=== AIM ===
Leaving out every picture, copy the lines of the data exactly, from the first through the line containing "0.01, 0.01, 0.01];".

※ ※ ※

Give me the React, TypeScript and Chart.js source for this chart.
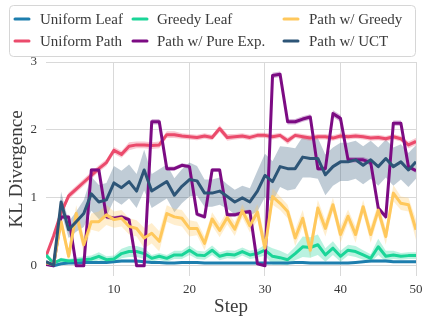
import { useEffect, useRef } from 'react';
import { Chart, registerables } from 'chart.js';

Chart.register(...registerables);

const steps = [1, 2, 3, 4, 5, 6, 7, 8, 9, 10, 11, 12, 13, 14, 15, 16, 17, 18, 19, 20, 21, 22, 23, 24, 25, 26, 27, 28, 29, 30, 31, 32, 33, 34, 35, 36, 37, 38, 39, 40, 41, 42, 43, 44, 45, 46, 47, 48, 49, 50];

const seriesNames = ['Uniform Leaf', 'Uniform Path', 'Greedy Leaf', 'Path w/ Pure Exp.', 'Path w/ Greedy', 'Path w/ UCT'];
const seriesColors = ['#1d7eae', '#eb4b6c', '#1ad598', '#7c0b83', '#ffc85c', '#2d5577'];

const uniformLeaf = [0.03, 0.00, 0.03, 0.04, 0.04, 0.05, 0.05, 0.05, 0.05, 0.06, 0.07, 0.07, 0.07, 0.06, 0.05, 0.05, 0.04, 0.04, 0.05, 0.05, 0.05, 0.04, 0.04, 0.04, 0.04, 0.04, 0.04, 0.04, 0.04, 0.04, 0.04, 0.04, 0.04, 0.05, 0.05, 0.04, 0.04, 0.04, 0.04, 0.04, 0.04, 0.05, 0.06, 0.07, 0.07, 0.07, 0.06, 0.06, 0.06, 0.06];
const uniformLeafStd = [0.01, 0.01, 0.01, 0.01, 0.01, 0.01, 0.01, 0.01, 0.01, 0.01, 0.02, 0.02, 0.02, 0.01, 0.01, 0.01, 0.01, 0.01, 0.01, 0.01, 0.01, 0.01, 0.01, 0.01, 0.01, 0.01, 0.01, 0.01, 0.01, 0.01, 0.01, 0.01, 0.01, 0.01, 0.01, 0.01, 0.01, 0.01, 0.01, 0.01, 0.01, 0.01, 0.01, 0.02, 0.02, 0.02, 0.01, 0.01, 0.01, 0.01];

const uniformPath = [0.14, 0.44, 0.78, 1.03, 1.13, 1.23, 1.33, 1.43, 1.52, 1.70, 1.64, 1.76, 1.78, 1.78, 1.77, 1.78, 1.93, 1.93, 1.91, 1.90, 1.89, 1.91, 1.89, 2.02, 1.89, 1.90, 1.91, 1.89, 1.92, 1.92, 1.90, 1.92, 1.84, 1.92, 1.90, 1.88, 1.90, 1.90, 1.88, 1.91, 1.90, 1.91, 1.90, 1.88, 1.89, 1.87, 1.90, 1.87, 1.78, 1.83];
const uniformPathStd = [0.02, 0.04, 0.05, 0.05, 0.05, 0.05, 0.05, 0.05, 0.05, 0.05, 0.05, 0.06, 0.05, 0.05, 0.05, 0.05, 0.05, 0.05, 0.04, 0.04, 0.04, 0.04, 0.04, 0.05, 0.05, 0.04, 0.04, 0.04, 0.04, 0.04, 0.04, 0.04, 0.05, 0.04, 0.04, 0.04, 0.04, 0.04, 0.04, 0.04, 0.04, 0.04, 0.04, 0.04, 0.04, 0.04, 0.04, 0.04, 0.05, 0.05];

const greedyLeaf = [0.16, 0.04, 0.09, 0.07, 0.08, 0.09, 0.10, 0.14, 0.09, 0.10, 0.18, 0.21, 0.21, 0.18, 0.11, 0.14, 0.11, 0.16, 0.16, 0.23, 0.16, 0.15, 0.23, 0.14, 0.17, 0.16, 0.21, 0.16, 0.18, 0.23, 0.14, 0.12, 0.09, 0.18, 0.28, 0.27, 0.31, 0.16, 0.26, 0.14, 0.23, 0.21, 0.16, 0.11, 0.28, 0.14, 0.16, 0.14, 0.15, 0.15];
const greedyLeafStd = [0.04, 0.02, 0.03, 0.03, 0.04, 0.05, 0.05, 0.06, 0.05, 0.05, 0.07, 0.08, 0.08, 0.08, 0.05, 0.05, 0.05, 0.06, 0.06, 0.07, 0.06, 0.06, 0.07, 0.06, 0.06, 0.06, 0.06, 0.06, 0.06, 0.08, 0.12, 0.10, 0.08, 0.10, 0.15, 0.15, 0.15, 0.10, 0.10, 0.08, 0.08, 0.08, 0.07, 0.06, 0.12, 0.08, 0.06, 0.05, 0.05, 0.05];

const pureExp = [0.02, 0.00, 0.72, 0.72, 0.00, 0.00, 1.41, 1.41, 0.72, 0.70, 0.72, 0.68, 0.00, 0.00, 2.12, 2.12, 1.43, 1.43, 1.48, 1.46, 0.76, 0.72, 1.41, 1.41, 0.75, 0.75, 0.78, 0.80, 0.03, 0.00, 2.80, 2.82, 2.12, 2.12, 2.16, 2.19, 1.43, 1.43, 2.24, 2.17, 1.56, 1.56, 1.56, 1.52, 0.85, 0.72, 2.10, 2.10, 1.46, 1.40];
const pureExpStd = [0.01, 0.01, 0.03, 0.03, 0.01, 0.01, 0.03, 0.03, 0.03, 0.03, 0.03, 0.03, 0.01, 0.01, 0.04, 0.04, 0.03, 0.03, 0.03, 0.03, 0.03, 0.03, 0.03, 0.03, 0.03, 0.03, 0.03, 0.03, 0.01, 0.01, 0.04, 0.04, 0.04, 0.04, 0.04, 0.04, 0.03, 0.03, 0.05, 0.05, 0.04, 0.04, 0.04, 0.04, 0.04, 0.04, 0.04, 0.04, 0.03, 0.03];

const pathGreedy = [0.04, 0.02, 0.65, 0.14, 0.77, 0.31, 0.65, 0.65, 0.75, 0.68, 0.70, 0.58, 0.55, 0.41, 0.48, 0.36, 0.77, 0.72, 0.70, 0.55, 0.55, 0.33, 0.69, 0.52, 0.71, 0.54, 0.81, 0.59, 0.79, 0.26, 1.02, 0.92, 0.80, 0.41, 0.70, 0.23, 0.85, 0.55, 0.90, 0.46, 0.73, 0.46, 0.87, 0.46, 0.82, 0.43, 1.07, 0.92, 0.90, 0.53];
const pathGreedyStd = [0.02, 0.01, 0.10, 0.10, 0.12, 0.12, 0.12, 0.15, 0.15, 0.12, 0.12, 0.12, 0.12, 0.15, 0.15, 0.15, 0.12, 0.12, 0.12, 0.12, 0.10, 0.10, 0.10, 0.10, 0.10, 0.10, 0.10, 0.10, 0.12, 0.15, 0.12, 0.10, 0.10, 0.12, 0.12, 0.12, 0.12, 0.12, 0.10, 0.12, 0.10, 0.12, 0.10, 0.12, 0.10, 0.12, 0.12, 0.10, 0.10, 0.15];

const pathUct = [0.06, 0.01, 0.94, 0.53, 0.65, 0.77, 1.06, 0.94, 0.97, 1.22, 1.15, 1.24, 1.10, 1.41, 1.10, 1.17, 1.24, 1.04, 1.17, 1.27, 1.25, 1.07, 1.07, 1.10, 1.02, 0.94, 1.00, 0.94, 1.10, 1.33, 1.24, 1.46, 1.43, 1.43, 1.60, 1.58, 1.58, 1.34, 1.46, 1.53, 1.53, 1.56, 1.48, 1.56, 1.46, 1.58, 1.46, 1.53, 1.41, 1.53];
const pathUctStd = [0.03, 0.02, 0.15, 0.12, 0.15, 0.20, 0.25, 0.25, 0.25, 0.25, 0.25, 0.25, 0.25, 0.30, 0.25, 0.25, 0.25, 0.25, 0.25, 0.25, 0.22, 0.20, 0.20, 0.20, 0.18, 0.18, 0.18, 0.20, 0.30, 0.32, 0.30, 0.30, 0.32, 0.30, 0.30, 0.28, 0.30, 0.30, 0.28, 0.28, 0.28, 0.28, 0.28, 0.28, 0.28, 0.28, 0.28, 0.26, 0.25, 0.25];

const xTicks = [10, 20, 30, 40, 50];
const yTicks = [0, 1, 2, 3];

const seriesMeans = [uniformLeaf, uniformPath, greedyLeaf, pureExp, pathGreedy, pathUct];
const seriesStds = [uniformLeafStd, uniformPathStd, greedyLeafStd, pureExpStd, pathGreedyStd, pathUctStd];

const FONT = '"Liberation Serif", "DejaVu Serif", serif';
const TEXT_COLOR = '#3a3a3a';

function hexToRgba(hex: string, a: number) {
  const n = parseInt(hex.slice(1), 16);
  return `rgba(${(n >> 16) & 255}, ${(n >> 8) & 255}, ${n & 255}, ${a})`;
}

const legendPlugin = {
  id: 'gridLegend',
  afterDraw(chart: any) {
    const ctx = chart.ctx as CanvasRenderingContext2D;
    ctx.save();
    const x = 9.5, y = 5.5, w = 406, h = 51, r = 4;
    ctx.beginPath();
    ctx.moveTo(x + r, y);
    ctx.lineTo(x + w - r, y);
    ctx.arcTo(x + w, y, x + w, y + r, r);
    ctx.lineTo(x + w, y + h - r);
    ctx.arcTo(x + w, y + h, x + w - r, y + h, r);
    ctx.lineTo(x + r, y + h);
    ctx.arcTo(x, y + h, x, y + h - r, r);
    ctx.lineTo(x, y + r);
    ctx.arcTo(x, y, x + r, y, r);
    ctx.closePath();
    ctx.fillStyle = 'rgba(255,255,255,0.8)';
    ctx.fill();
    ctx.strokeStyle = '#d6d6d6';
    ctx.lineWidth = 1;
    ctx.stroke();

    const markerX = [14, 132, 283];
    const textX = [40, 157, 309];
    const rowY = [19, 41];
    ctx.font = `15px ${FONT}`;
    ctx.textBaseline = 'middle';
    ctx.textAlign = 'left';
    seriesNames.forEach((name, i) => {
      const col = Math.floor(i / 2);
      const row = i % 2;
      ctx.strokeStyle = seriesColors[i];
      ctx.lineWidth = 3;
      ctx.lineCap = 'round';
      ctx.beginPath();
      ctx.moveTo(markerX[col] + 1, rowY[row]);
      ctx.lineTo(markerX[col] + 15, rowY[row]);
      ctx.stroke();
      ctx.fillStyle = TEXT_COLOR;
      ctx.fillText(name, textX[col], rowY[row] + 1);
    });
    ctx.restore();
  },
};

export default function App() {
  const canvasRef = useRef<HTMLCanvasElement | null>(null);

  useEffect(() => {
    if (!canvasRef.current) return;
    const datasets: any[] = [];
    seriesNames.forEach((name, i) => {
      const mean = seriesMeans[i];
      const std = seriesStds[i];
      const color = seriesColors[i];
      datasets.push({
        label: name + ' upper',
        data: steps.map((s, k) => ({ x: s, y: mean[k] + std[k] })),
        borderWidth: 0,
        pointRadius: 0,
        fill: false,
        order: 20 + i,
      });
      datasets.push({
        label: name + ' lower',
        data: steps.map((s, k) => ({ x: s, y: mean[k] - std[k] })),
        borderWidth: 0,
        pointRadius: 0,
        fill: '-1',
        backgroundColor: hexToRgba(color, 0.3),
        order: 20 + i,
      });
    });
    seriesNames.forEach((name, i) => {
      datasets.push({
        label: name,
        data: steps.map((s, k) => ({ x: s, y: seriesMeans[i][k] })),
        borderColor: seriesColors[i],
        borderWidth: 3,
        borderJoinStyle: 'round',
        pointRadius: 0,
        fill: false,
        tension: 0,
        order: 10 - i,
      });
    });

    const chart = new Chart(canvasRef.current, {
      type: 'line',
      data: { datasets },
      options: {
        animation: false,
        responsive: false,
        maintainAspectRatio: false,
        events: [],
        layout: { padding: { top: 62, right: 7, left: 0, bottom: 0 } },
        plugins: {
          legend: { display: false },
          tooltip: { enabled: false },
        },
        scales: {
          x: {
            type: 'linear',
            min: 1,
            max: 50,
            afterBuildTicks: (scale: any) => {
              scale.ticks = xTicks.map((v) => ({ value: v }));
            },
            afterFit: (scale: any) => {
              scale.height = 42;
              scale.paddingRight = 0;
              scale.paddingLeft = 0;
            },
            grid: { color: '#d9d9d9', lineWidth: 1, drawTicks: false },
            border: { display: false },
            ticks: {
              font: { family: FONT, size: 13 },
              color: TEXT_COLOR,
              padding: 6,
              maxRotation: 0,
            },
            title: {
              display: true,
              text: 'Step',
              font: { family: FONT, size: 19 },
              color: TEXT_COLOR,
              padding: { top: 0, bottom: 0 },
            },
          },
          y: {
            type: 'linear',
            min: -0.15,
            max: 3,
            afterBuildTicks: (scale: any) => {
              scale.ticks = yTicks.map((v) => ({ value: v }));
            },
            afterFit: (scale: any) => {
              scale.width = 46;
              scale.paddingTop = 0;
              scale.paddingBottom = 0;
            },
            grid: { color: '#d9d9d9', lineWidth: 1, drawTicks: false },
            border: { display: false },
            ticks: {
              font: { family: FONT, size: 13 },
              color: TEXT_COLOR,
              padding: 9,
            },
            title: {
              display: true,
              text: 'KL Divergence',
              font: { family: FONT, size: 19 },
              color: TEXT_COLOR,
              padding: { top: 6, bottom: 0 },
            },
          },
        },
      },
      plugins: [legendPlugin],
    });
    return () => chart.destroy();
  }, []);

  return (
    <div style={{ position: 'absolute', left: 0, top: 0, width: 423, height: 318, background: '#fff' }}>
      <canvas ref={canvasRef} width={423} height={318} style={{ width: 423, height: 318 }} />
    </div>
  );
}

※ ※ ※

=== COMPLETED EXERCISE ===
Give me the React, TypeScript and Chart.js source for this chart.
import { useEffect, useRef } from 'react';
import { Chart, registerables } from 'chart.js';

Chart.register(...registerables);

const steps = [1, 2, 3, 4, 5, 6, 7, 8, 9, 10, 11, 12, 13, 14, 15, 16, 17, 18, 19, 20, 21, 22, 23, 24, 25, 26, 27, 28, 29, 30, 31, 32, 33, 34, 35, 36, 37, 38, 39, 40, 41, 42, 43, 44, 45, 46, 47, 48, 49, 50];

const seriesNames = ['Uniform Leaf', 'Uniform Path', 'Greedy Leaf', 'Path w/ Pure Exp.', 'Path w/ Greedy', 'Path w/ UCT'];
const seriesColors = ['#1d7eae', '#eb4b6c', '#1ad598', '#7c0b83', '#ffc85c', '#2d5577'];

const uniformLeaf = [0.03, 0.00, 0.03, 0.04, 0.04, 0.05, 0.05, 0.05, 0.05, 0.06, 0.07, 0.07, 0.07, 0.06, 0.05, 0.05, 0.04, 0.04, 0.05, 0.05, 0.05, 0.04, 0.04, 0.04, 0.04, 0.04, 0.04, 0.04, 0.04, 0.04, 0.04, 0.04, 0.04, 0.05, 0.05, 0.04, 0.04, 0.04, 0.04, 0.04, 0.04, 0.05, 0.06, 0.07, 0.07, 0.07, 0.06, 0.06, 0.06, 0.06];
const uniformLeafStd = [0.01, 0.01, 0.01, 0.01, 0.01, 0.01, 0.01, 0.01, 0.01, 0.01, 0.02, 0.02, 0.02, 0.01, 0.01, 0.01, 0.01, 0.01, 0.01, 0.01, 0.01, 0.01, 0.01, 0.01, 0.01, 0.01, 0.01, 0.01, 0.01, 0.01, 0.01, 0.01, 0.01, 0.01, 0.01, 0.01, 0.01, 0.01, 0.01, 0.01, 0.01, 0.01, 0.01, 0.02, 0.02, 0.02, 0.01, 0.01, 0.01, 0.01];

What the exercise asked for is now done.